Faraday Future, in a press statement Monday, reiterated plans to start deliveries of the company’s FF91 vehicles in July next year. The long-delayed fully electric crossover, which is supposed to include “driverless valet” and other high-tech features, was first unveiled at the Consumer Electronics Show in January 2017.

The company also said that it lost $280 million in the third quarter of 2021, even though its financial filing had to be delayed.

Founded in May 2014, Faraday Future went public via a special purpose acquisition company (SPAC) and private investment in public equity (PIPE) deal in July this year.

Former CEO Jia Yueting, filed for chapter 11 personal bankruptcy in the fourth quarter of 2019 and now serves as chief product and ecosystem officer at the company.

In the burgeoning EV industry, several smaller players have faced federal investigations after shortsellers accused them of fraud, including Lordstown Motors, Nikola and Workhorse group.
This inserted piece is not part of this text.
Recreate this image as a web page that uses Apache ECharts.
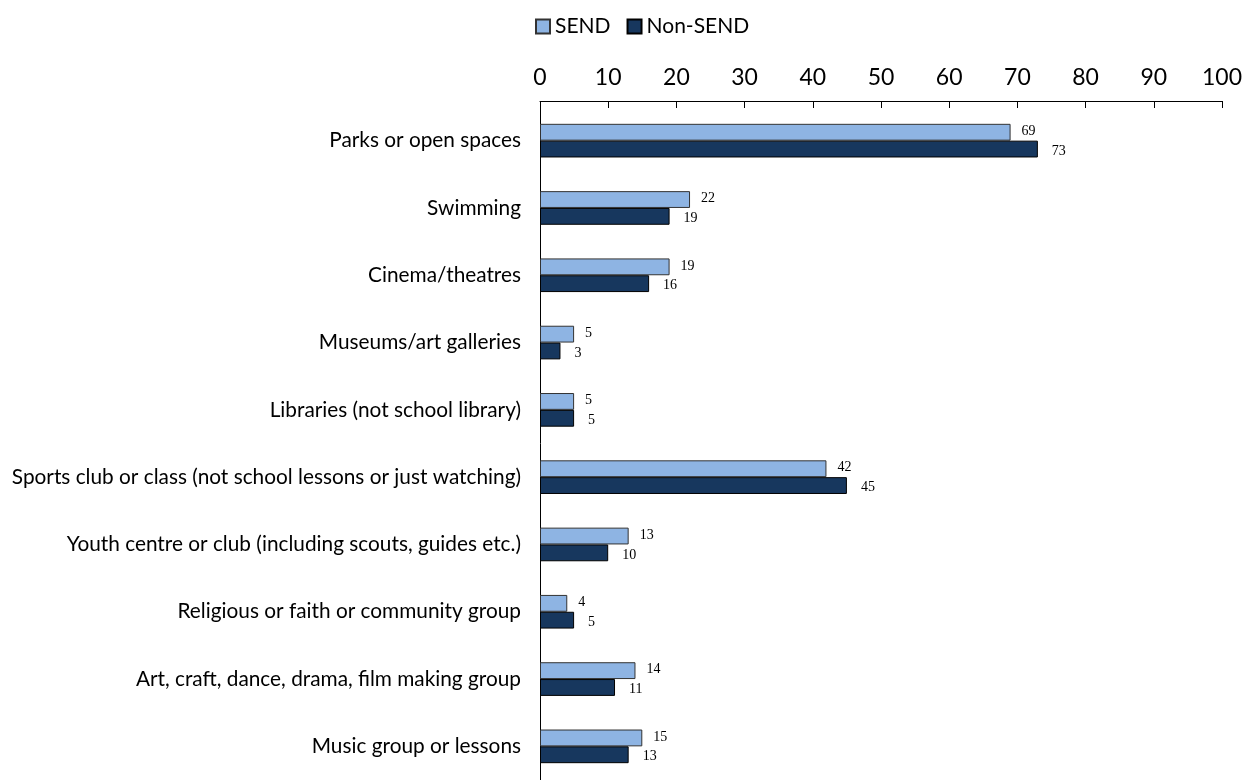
<!DOCTYPE html>
<html>
<head>
<meta charset="utf-8">
<script src="https://cdn.jsdelivr.net/npm/echarts@6/dist/echarts.min.js"></script>
<style>
  html, body { margin: 0; padding: 0; background: #fff; }
  #chart { width: 1247px; height: 780px; }
</style>
</head>
<body>
<div id="chart"></div>
<script>
// Activities, listed top to bottom
const categories = [
  'Parks or open spaces',
  'Swimming',
  'Cinema/theatres',
  'Museums/art galleries',
  'Libraries (not school library)',
  'Sports club or class (not school lessons or just watching)',
  'Youth centre or club (including scouts, guides etc.)',
  'Religious or faith or community group',
  'Art, craft, dance, drama, film making group',
  'Music group or lessons'
];
const sendValues = [69, 22, 19, 5, 5, 42, 13, 4, 14, 15];
const nonSendValues = [73, 19, 16, 3, 5, 45, 10, 5, 11, 13];
const seriesNames = ['SEND', 'Non-SEND'];
const xTicks = [0, 10, 20, 30, 40, 50, 60, 70, 80, 90, 100];

const FONT = 'Lato, "Open Sans", sans-serif';
const VALUE_FONT = '"Liberation Serif", "DejaVu Serif", serif';

const chart = echarts.init(document.getElementById('chart'), null, { renderer: 'canvas' });

const labelStyle = {
  show: true,
  position: 'right',
  fontFamily: VALUE_FONT,
  fontSize: 14,
  color: '#000'
};

chart.setOption({
  animation: false,
  textStyle: { fontFamily: FONT },
  legend: {
    top: 11,
    left: 530,
    icon: 'rect',
    itemWidth: 14,
    itemHeight: 14,
    itemGap: 16,
    textStyle: { fontFamily: FONT, fontSize: 21, color: '#000', padding: [0, 0, 0, 0] },
    data: seriesNames
  },
  grid: {
    left: 540,
    right: 25,
    top: 107,
    height: 680,
    containLabel: false
  },
  xAxis: {
    type: 'value',
    position: 'top',
    min: xTicks[0],
    max: xTicks[xTicks.length - 1],
    interval: 10,
    offset: 6,
    axisLine: { show: true, lineStyle: { color: '#000', width: 1 } },
    axisTick: { show: true, inside: true, length: 7, lineStyle: { color: '#000' } },
    axisLabel: { fontFamily: FONT, fontSize: 23, color: '#000', margin: 12 },
    splitLine: { show: false }
  },
  yAxis: {
    type: 'category',
    inverse: true,
    data: categories,
    axisLine: { show: true, lineStyle: { color: '#000', width: 1 } },
    axisTick: { show: false },
    axisLabel: { fontFamily: FONT, fontSize: 20.8, color: '#000', margin: 19 }
  },
  series: [
    {
      name: seriesNames[0],
      type: 'bar',
      data: sendValues,
      barGap: '0%',
      barCategoryGap: '50%',
      itemStyle: { color: '#8EB4E3', borderColor: '#333', borderWidth: 1 },
      label: Object.assign({}, labelStyle, { distance: 11, offset: [0, -1] })
    },
    {
      name: seriesNames[1],
      type: 'bar',
      data: nonSendValues,
      barGap: '0%',
      barCategoryGap: '50%',
      itemStyle: { color: '#17375E', borderColor: '#000', borderWidth: 1 },
      label: Object.assign({}, labelStyle, { distance: 14, offset: [0, 2] })
    }
  ]
});
</script>
</body>
</html>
Canoo also faced a federal investigation after a string of executive departures and high short interest.

By contrast, another EV newcomer, Rivian, notched a record-breaking IPO last week, and saw shares continue to rise by about 15% on Monday, amid news that President Biden was signing a bipartisan infrastructure bill set to pour $550 billion in government money into transportation, broadband and utilities, including $75 billion to help create a network of charging stations for EVs.